PAUL TAYLOR replies:

This seems to me the most important change in the dynamics of campaign communication that we've seen in a decade or more. The groups which until '96, maybe a little bit in '94, thought that the way they played in political campaigns was to give money to candidates or some instances to parties and let the candidates or the parties do the advertising, they discovered "Hey, why don't we eliminate the middleman? We can do it ourselves. In a sense we can get a two-fer: we can either support or oppose the candidate we're interested in seeing either in or out, but we can also promote our own issue." So, it works all sorts of ways.

I think there is going to be a continuation of that in 1998. I think that the batting average, the track record was mixed in '96, and is likely to be mixed again in '98. That's been the experience in some of the skirmishes so far.

Although some of the groups that do it, electing or defeating, a candidate is only one of many objectives, so that there's a lot that's attractive about this. On the other hand, if they really decide that what they want to do is to defeat a particular incumbent, or elect a particular challenger, they may conclude--some of these groups, particularly large membership groups--may conclude, "We're not spending our money as effectively by going on the air and appealing presumably to 100% of all the citizens of the given Congressional district or whatever, maybe it's better for us to activate our own base. Do more internal kinds of communications; literature, mailouts, and that sort of thing."

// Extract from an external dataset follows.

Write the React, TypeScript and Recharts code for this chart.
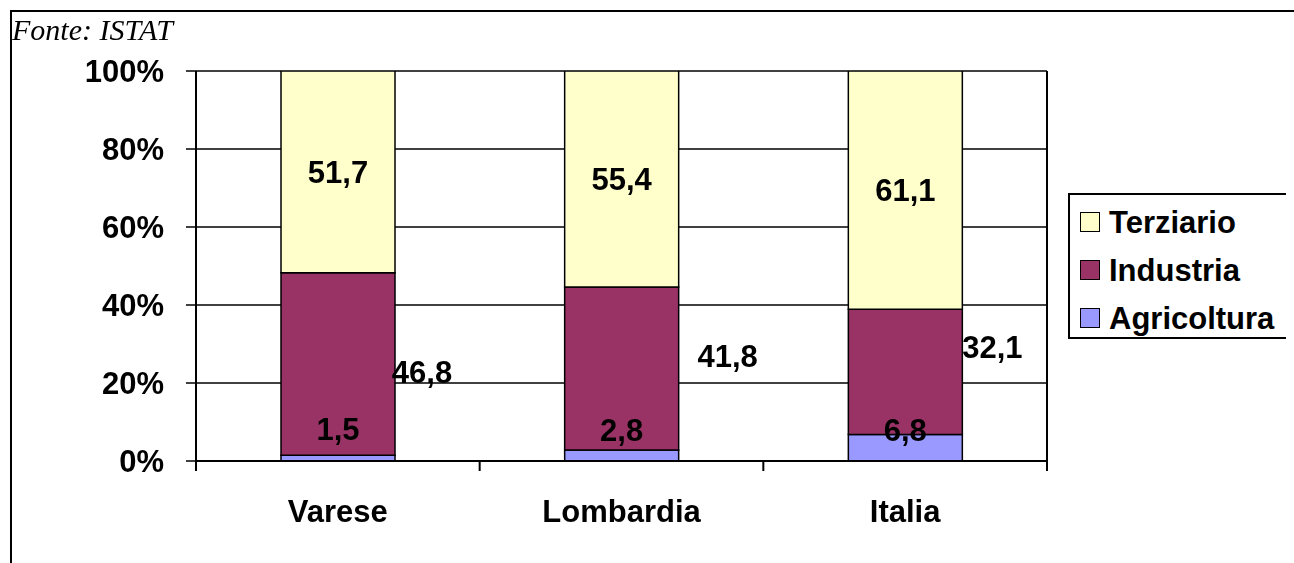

Again, you know, this is all tactical stuff. I think in the longer sweep of things, we're in a year now where candidates are in danger of becoming bit players in their own campaigns and where instead of just having a two-way contest, you suddenly have a cacophony of voices. It's very confusing. I think it's confusing for the voter in particular. I think it's somewhat scary, frankly, for the candidate. They worry not only about the opposition groups coming after them, you know, some of them worry about getting hit by friendly fire: the group that's really supporting their candidacy but does it in a ham-handed way ends up backfiring on the candidate.